Meğer tüketicinin ilgi ve beğenisini denemek amacıyla küçük bir parti getirmişler önce. Alıp deneyen insanların, ikinci, üçüncü kez satın alacak kadar beğenip beğenmeyeceklerini ölçmek istiyorlarmış.
Ama getirdikleri ürünler o kadar kısa bir sürede tükenmiş ki, denemek için ilk kez alanlar mı tüketmişler ilk partiyi yoksa deneyip beğenip hemen ikinci, üçüncü kez alanlar mı anlayamamışlar.
Neyse ki, ürünün beğenildiğine kanaat getirip, piyasaya sürme kararı almışlar.

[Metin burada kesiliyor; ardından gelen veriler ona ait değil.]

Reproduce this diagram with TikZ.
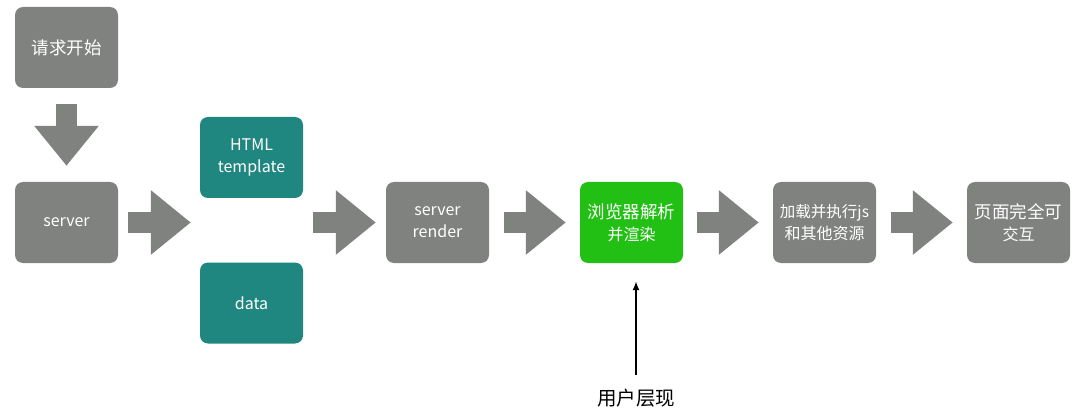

Feriye’nin ünlü şefi Vedat Başaran da çorbaları çok başarılı bulduğunu söylüyor. Başaran’a göre iyi bir restoranda servis edilebilecek kadar lezzetli bu çorbalar.
Ben özellikle Hint Usulü Tavuk Çorbası’nı çok sevdim. Türkiye’de üretime başlayacak olurlarsa, Knorr’culara İşkembe ve Düğün Çorbası’nı da üretmelerini tavsiye ederim.
Aslında Türkiye’de üretime geçmeyi beklemelerine de gerek olmayabilir. Avrupa’daki Türkler yeterince güçlü bir talep yaratabilirler.
Hele Düğün Çorbası’nı, eminim Avrupalılar da beğeneceklerdir.